Nella valutazione della incidenza di una sopravvenuta sentenza non definitiva di condanna per i reati espressamente indicati, l’opzione del legislatore è dunque chiaramente orientata nel senso di una temporanea compressione del diritto soggettivo dell’eletto allo svolgimento del mandato, per un tempo predefinito e secondo modalità del pari interamente delineate dalla legge, sicché le controversie relative alla sospensione.disposta ai sensi dell’art. 11 del d.lgs. n. 235 del 2012 sono devolute alla giurisdizione del giudice ordinario.
9.  In conclusione, deve affermarsi che la giurisdizione sulla controversia pendente dinnanzi al TAR per la Campania spetta al giudice ordinario, dinnanzi al quale vanno rimesse le parti, previa riassunzione nei termini di legge.

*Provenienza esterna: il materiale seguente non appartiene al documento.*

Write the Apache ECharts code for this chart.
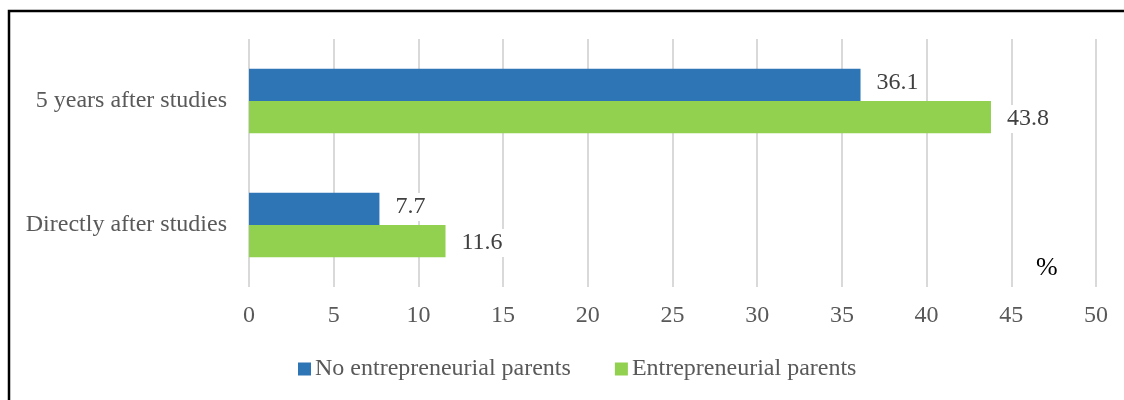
<!DOCTYPE html>
<html>
<head>
<meta charset="utf-8">
<script src="https://cdn.jsdelivr.net/npm/echarts@6/dist/echarts.min.js"></script>
<style>
  html, body { margin: 0; padding: 0; background: #ffffff; }
  #chart { width: 1124px; height: 400px; }
</style>
</head>
<body>
<div id="chart"></div>
<script>
// Share of graduates who started a business, by parental background
const categories = ['Directly after studies', '5 years after studies'];
const noEntrepreneurialParents = [7.7, 36.1];
const entrepreneurialParents = [11.6, 43.8];
const seriesNames = ['No entrepreneurial parents', 'Entrepreneurial parents'];
const xTicks = { min: 0, max: 50, interval: 5 };

const FONT = '"Liberation Serif", "Times New Roman", serif';

const chart = echarts.init(document.getElementById('chart'), null, { renderer: 'canvas' });

// Value labels sit just right of each bar, on a white box that hides the grid line behind them
function valueLabel(dy) {
  return {
    show: true,
    position: 'right',
    distance: 12,
    offset: [0, dy],
    color: '#404040',
    fontFamily: FONT,
    fontSize: 24,
    backgroundColor: '#ffffff',
    padding: [2, 4],
    formatter: p => p.value.toFixed(1)
  };
}

chart.setOption({
  animation: false,
  backgroundColor: '#ffffff',
  textStyle: { fontFamily: FONT },
  graphic: [
    {
      type: 'rect',
      shape: { x: 9, y: 11, width: 1300, height: 600 },
      style: { fill: 'none', stroke: '#000000', lineWidth: 2.5 },
      silent: true
    },
    {
      type: 'text',
      left: 1036,
      top: 255,
      style: { text: '%', fill: '#000000', font: '26px ' + FONT }
    }
  ],
  legend: {
    bottom: 14,
    left: 293,
    itemWidth: 13,
    itemHeight: 13,
    itemGap: 44,
    icon: 'rect',
    textStyle: { color: '#595959', fontSize: 24, fontFamily: FONT, padding: [0, 0, 0, -1] },
    data: seriesNames
  },
  grid: { left: 249, right: 28, top: 39, bottom: 113, containLabel: false },
  xAxis: {
    type: 'value',
    min: xTicks.min,
    max: xTicks.max,
    interval: xTicks.interval,
    axisLine: { show: false },
    axisTick: { show: false },
    axisLabel: { color: '#595959', fontSize: 24, fontFamily: FONT, margin: 17 },
    splitLine: { show: true, lineStyle: { color: '#d9d9d9', width: 2 } }
  },
  yAxis: {
    type: 'category',
    data: categories,
    axisLine: { show: false },
    axisTick: { show: false },
    axisLabel: { color: '#595959', fontSize: 24, fontFamily: FONT, margin: 22 }
  },
  series: [
    {
      name: seriesNames[0],
      type: 'bar',
      data: noEntrepreneurialParents,
      itemStyle: { color: '#2e75b6' },
      barGap: '0%',
      barCategoryGap: '48%',
      label: valueLabel(-2)
    },
    {
      name: seriesNames[1],
      type: 'bar',
      data: entrepreneurialParents,
      itemStyle: { color: '#92d050' },
      barGap: '0%',
      barCategoryGap: '48%',
      label: valueLabel(2)
    }
  ]
});
</script>
</body>
</html>
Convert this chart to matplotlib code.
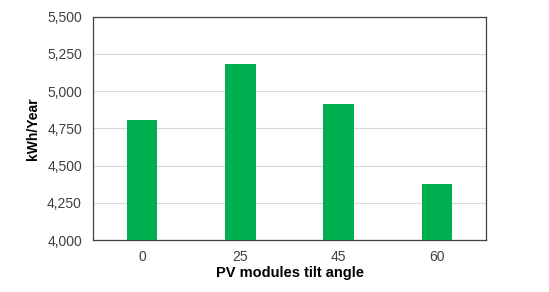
import matplotlib
matplotlib.use("Agg")
import matplotlib.pyplot as plt
from matplotlib.ticker import FuncFormatter

categories = ["0", "25", "45", "60"]
values = [4806, 5182, 4911, 4376]

plt.rcParams['font.family'] = ['Liberation Sans', 'DejaVu Sans']

fig = plt.figure(figsize=(5.49, 2.92), dpi=100)
ax = fig.add_axes([93/549, 52/292, (486-93)/549, (240-16.7)/292])

x = range(len(categories))
ax.bar(x, values, width=0.31, color="#00B050", zorder=3)
ax.set_xlim(-0.5, len(categories) - 0.5)
ax.set_ylim(4000, 5500)
ax.set_yticks(range(4000, 5501, 250))
ax.yaxis.set_major_formatter(FuncFormatter(lambda v, p: f"{int(v):,}"))
ax.set_xticks(list(x))
ax.set_xticklabels(categories)
ax.grid(axis='y', color="#D9D9D9", linewidth=0.8, zorder=0)
ax.tick_params(length=0, labelsize=10, colors="#404040")
ax.tick_params(axis='y', pad=8)
ax.tick_params(axis='x', pad=7)
for s in ax.spines.values():
    s.set_color("#404040")
    s.set_linewidth(0.9)
ax.set_xlabel("PV modules tilt angle", fontsize=10.5, fontweight='bold', labelpad=2)
ax.set_ylabel("kWh/Year", fontsize=10, fontweight='bold', labelpad=5)

fig.savefig("out.png", dpi=100)
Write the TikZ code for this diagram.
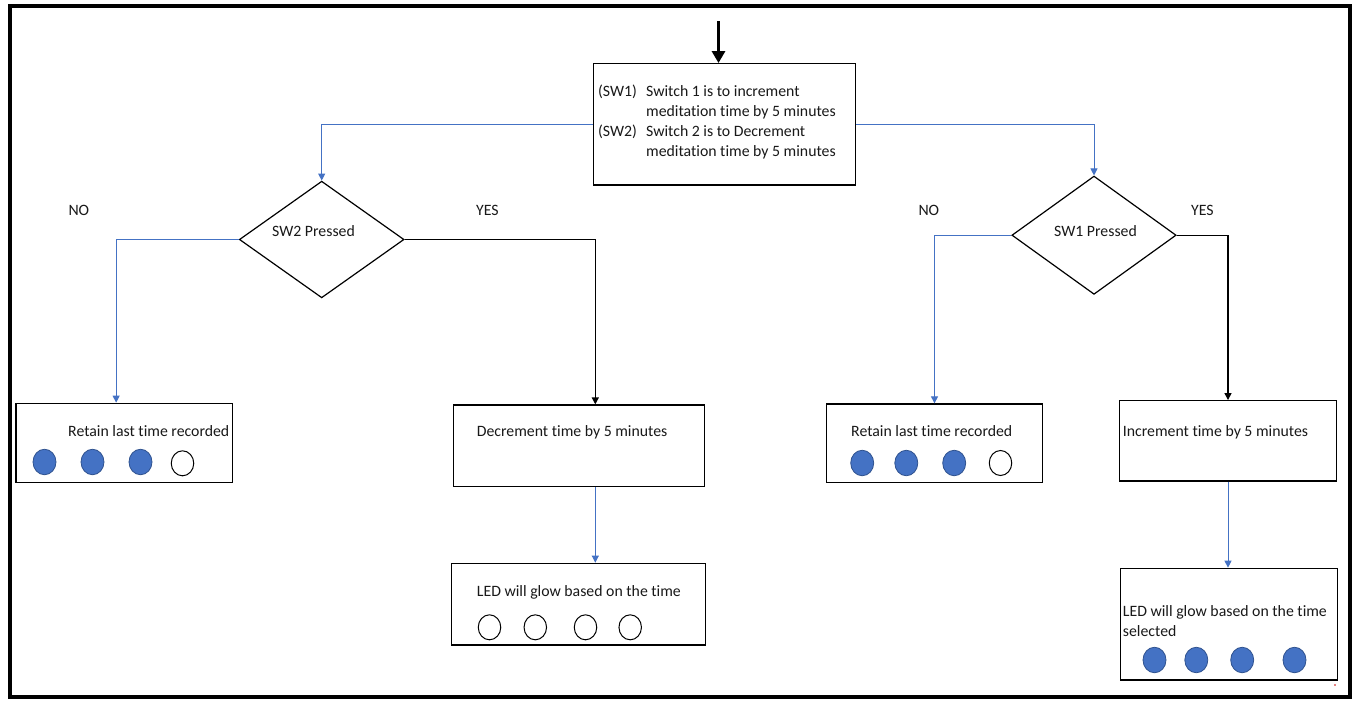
\documentclass[tikz,border=0pt]{standalone}
\usepackage{fontspec}
\setmainfont[Ligatures=NoCommon]{Carlito}
\usetikzlibrary{arrows.meta,shapes.geometric,calc}
\definecolor{offblue}{HTML}{4472C4}
\definecolor{lededge}{HTML}{2F528F}
\begin{document}
\begin{tikzpicture}[x=1pt,y=-1pt,
  font=\fontsize{15.8}{20}\selectfont,
  box/.style={draw=black,line width=1.3pt,rectangle,inner sep=0pt,fill=white},
  decision/.style={draw=black,line width=1.2pt,diamond,inner sep=0pt,aspect=1.4},
  txt/.style={anchor=base west,inner sep=0pt,text=black!90},
  bluearrow/.style={draw=offblue,line width=1pt,-{Triangle[width=7pt,length=7pt]}},
  blackarrow/.style={draw=black,line width=1.3pt,-{Triangle[width=7pt,length=7pt]}},
  ledon/.style={ellipse,draw=lededge,line width=0.8pt,fill=offblue,minimum width=23pt,minimum height=25.5pt,inner sep=0pt},
  ledoff/.style={ellipse,draw=black,line width=1pt,fill=white,minimum width=22.5pt,minimum height=25pt,inner sep=0pt}]
\useasboundingbox (0,0) rectangle (1365,710);
\fill[white] (0,0) rectangle (1365,710);
% outer frame
\draw[line width=3.8pt] (10,6) rectangle (1350,697);

% boxes
\node[box,minimum width=262pt,minimum height=121.3pt] (top) at (724.3,124.35) {};
\node[decision,minimum width=164.7pt,minimum height=116.7pt] (dL) at (321.7,239.5) {};
\node[decision,minimum width=164.3pt,minimum height=118.3pt] (dR) at (1094,235.2) {};
\node[box,minimum width=216.3pt,minimum height=79.4pt] (retL) at (124.15,443) {};
\node[box,minimum width=251pt,minimum height=81.7pt] (dec) at (578.8,445.85) {};
\node[box,minimum width=254pt,minimum height=81.7pt] (ledL) at (578.7,604.15) {};
\node[box,minimum width=215.6pt,minimum height=78.7pt] (retR) at (934.5,443.35) {};
\node[box,minimum width=217.4pt,minimum height=80.3pt] (inc) at (1228,440.85) {};
\node[box,minimum width=217pt,minimum height=111.7pt] (ledR) at (1229.2,624.15) {};

% texts
\node[txt] (t1) at (598,96.5) {(SW1)};
\node[txt] (t2) at (646,96.5) {Switch 1 is to increment};
\node[txt] (t3) at (646,116.5) {meditation time by 5 minutes};
\node[txt] (t4) at (598,136.5) {(SW2)};
\node[txt] (t5) at (646,136.5) {Switch 2 is to Decrement};
\node[txt] (t6) at (646,156.5) {meditation time by 5 minutes};
\node[txt] (sw2) at (272,236) {SW2 Pressed};
\node[txt] (sw1) at (1054,236) {SW1 Pressed};
\node[txt] (noL) at (68.3,215) {NO};
\node[txt] (yesL) at (476,215) {YES};
\node[txt] (noR) at (918.3,215) {NO};
\node[txt] (yesR) at (1191,215) {YES};
\node[txt] (retLt) at (68,436) {Retain last time recorded};
\node[txt] (dect) at (476.7,436) {Decrement time by 5 minutes};
\node[txt] (ledLt) at (476.7,596) {LED will glow based on the time};
\node[txt] (retRt) at (851,436) {Retain last time recorded};
\node[txt] (inct) at (1122.7,436) {Increment time by 5 minutes};
\node[txt] (ledRt1) at (1122.7,616.5) {LED will glow based on the time};
\node[txt] (ledRt2) at (1122.7,636.5) {selected};

% LED indicators
\node[ledon] (a1) at (44.5,462) {};
\node[ledon] (a2) at (92.5,462) {};
\node[ledon] (a3) at (140.5,462) {};
\node[ledoff] (a4) at (182.5,463.3) {};
\node[ledoff] (b1) at (489.5,627.3) {};
\node[ledoff] (b2) at (535.3,627.3) {};
\node[ledoff] (b3) at (585.5,627.3) {};
\node[ledoff] (b4) at (630.2,627.3) {};
\node[ledon] (c1) at (862.2,463) {};
\node[ledon] (c2) at (906.3,463) {};
\node[ledon] (c3) at (954.2,463) {};
\node[ledoff] (c4) at (1000.5,463) {};
\node[ledon] (e1) at (1154.5,660) {};
\node[ledon] (e2) at (1196.3,660) {};
\node[ledon] (e3) at (1242.2,660) {};
\node[ledon] (e4) at (1294.5,660) {};

% small red mark
\fill[red!80!black] (1335,685) circle (0.9pt);

% connectors
\coordinate (start) at (718.5,21);
\draw[line width=3.5pt,-{Triangle[width=13pt,length=12pt]}] (start) -- (start |- top.north);
\draw[bluearrow] (top.west) -| (dL.north);
\draw[bluearrow] (top.east) -| (dR.north);
\draw[bluearrow] (dL.west) -| ($(retL.north)+(-8,0)$);
\draw[blackarrow] (dL.east) -| ($(dec.north)+(16.5,0)$);
\draw[bluearrow] ($(dec.south)+(16.5,0)$) coordinate (dd) -- (dd |- ledL.north);
\draw[bluearrow] (dR.west) -| (retR.north);
\draw[blackarrow] (dR.east) -| (inc.north);
\draw[bluearrow] (inc.south) -- (inc.south |- ledR.north);
\end{tikzpicture}
\end{document}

10.  I rilevati contrasti giurisprudenziali proprio sulla questione di giurisdizione costituiscono ragione idonea a giustificare la compensazione delle spese del procedimento.

PER QUESTI MOTIVI
La Corte, pronunciando a Sezioni Unite, dichiara la giurisdizione del giudice ordinario, dinnanzi al quale rimette le parti, previa riassunzione nei termini di legge. Compensa le spese del giudizio.
Così deciso in Roma, nella camera di consiglio delle Sezioni Unite Civili della Corte suprema di cassazione, in data 26 maggio 2015.
Depositata in Cancelleria il 28 maggio 2015.